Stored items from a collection
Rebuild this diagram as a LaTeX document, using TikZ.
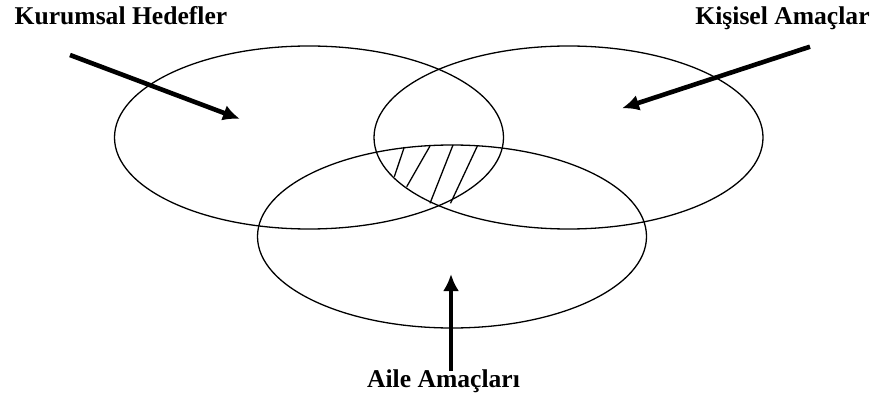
\documentclass[tikz,border=0pt]{standalone}
\usepackage{fontspec}
\setmainfont{Liberation Serif}
\usetikzlibrary{arrows.meta,shapes.geometric}
\begin{document}
\begin{tikzpicture}[x=1pt,y=-1pt,
  setellipse/.style={ellipse,draw,line width=1.3pt,minimum width=389pt,minimum height=183pt,inner sep=0pt},
  lbl/.style={font=\fontsize{25.6}{28}\selectfont\bfseries,anchor=base,inner sep=0pt},
  bigarrow/.style={line width=4.6pt,-{Latex[length=17pt,width=16pt]}},
  hatch/.style={line width=1.3pt}]
\useasboundingbox (0,0) rectangle (877,398);
\fill[white] (0,0) rectangle (877,398);
% sets
\node[setellipse] (kur) at (309,137.5) {};
\node[setellipse] (kis) at (568.5,137.5) {};
\node[setellipse] (ail) at (452,236.5) {};
% hatching of the common area
\draw[hatch] (404.3,147) -- (394.3,176.7);
\draw[hatch] (430,146) -- (406.7,186.7);
\draw[hatch] (453,145) -- (430,203.3);
\draw[hatch] (477.5,145.7) -- (450.5,203.3);
% labels
\node[lbl] (tkur) at (121,25) {Kurumsal Hedefler};
\node[lbl] (tkis) at (782.5,25) {Kişisel Amaçlar};
\node[lbl] (tail) at (443.5,387) {Aile Amaçları};
% arrow ends
\coordinate (kurS) at (70,55);
\coordinate (kurE) at (240,119);
\coordinate (kisS) at (810,46.7);
\coordinate (kisE) at (622,108.3);
\coordinate (ailS) at (451,371);
\coordinate (ailE) at (451,274);
\draw[bigarrow] (kurS) -- (kurE);
\draw[bigarrow] (kisS) -- (kisE);
\draw[bigarrow] (ailS) -- (ailE);
\end{tikzpicture}
\end{document}
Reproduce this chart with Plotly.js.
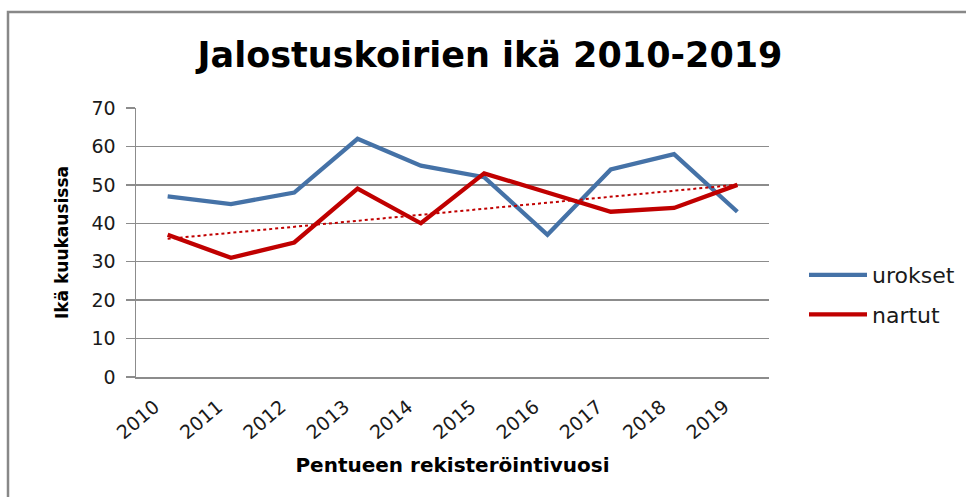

- **Stated goal**
Write out the entries above verbatim; the pictures do not belong in your copy.

- **Task solution**
Rebuild this diagram as a LaTeX document, using TikZ.
\documentclass[tikz,border=0pt]{standalone}
\usepackage{fontspec}
\setmainfont{Liberation Serif}
\usetikzlibrary{arrows.meta,shapes.geometric}
\begin{document}
\begin{tikzpicture}[x=1pt,y=-1pt,
  setellipse/.style={ellipse,draw,line width=1.3pt,minimum width=389pt,minimum height=183pt,inner sep=0pt},
  lbl/.style={font=\fontsize{25.6}{28}\selectfont\bfseries,anchor=base,inner sep=0pt},
  bigarrow/.style={line width=4.6pt,-{Latex[length=17pt,width=16pt]}},
  hatch/.style={line width=1.3pt}]
\useasboundingbox (0,0) rectangle (877,398);
\fill[white] (0,0) rectangle (877,398);
% sets
\node[setellipse] (kur) at (309,137.5) {};
\node[setellipse] (kis) at (568.5,137.5) {};
\node[setellipse] (ail) at (452,236.5) {};
% hatching of the common area
\draw[hatch] (404.3,147) -- (394.3,176.7);
\draw[hatch] (430,146) -- (406.7,186.7);
\draw[hatch] (453,145) -- (430,203.3);
\draw[hatch] (477.5,145.7) -- (450.5,203.3);
% labels
\node[lbl] (tkur) at (121,25) {Kurumsal Hedefler};
\node[lbl] (tkis) at (782.5,25) {Kişisel Amaçlar};
\node[lbl] (tail) at (443.5,387) {Aile Amaçları};
% arrow ends
\coordinate (kurS) at (70,55);
\coordinate (kurE) at (240,119);
\coordinate (kisS) at (810,46.7);
\coordinate (kisE) at (622,108.3);
\coordinate (ailS) at (451,371);
\coordinate (ailE) at (451,274);
\draw[bigarrow] (kurS) -- (kurE);
\draw[bigarrow] (kisS) -- (kisE);
\draw[bigarrow] (ailS) -- (ailE);
\end{tikzpicture}
\end{document}
Reproduce this chart with Plotly.js.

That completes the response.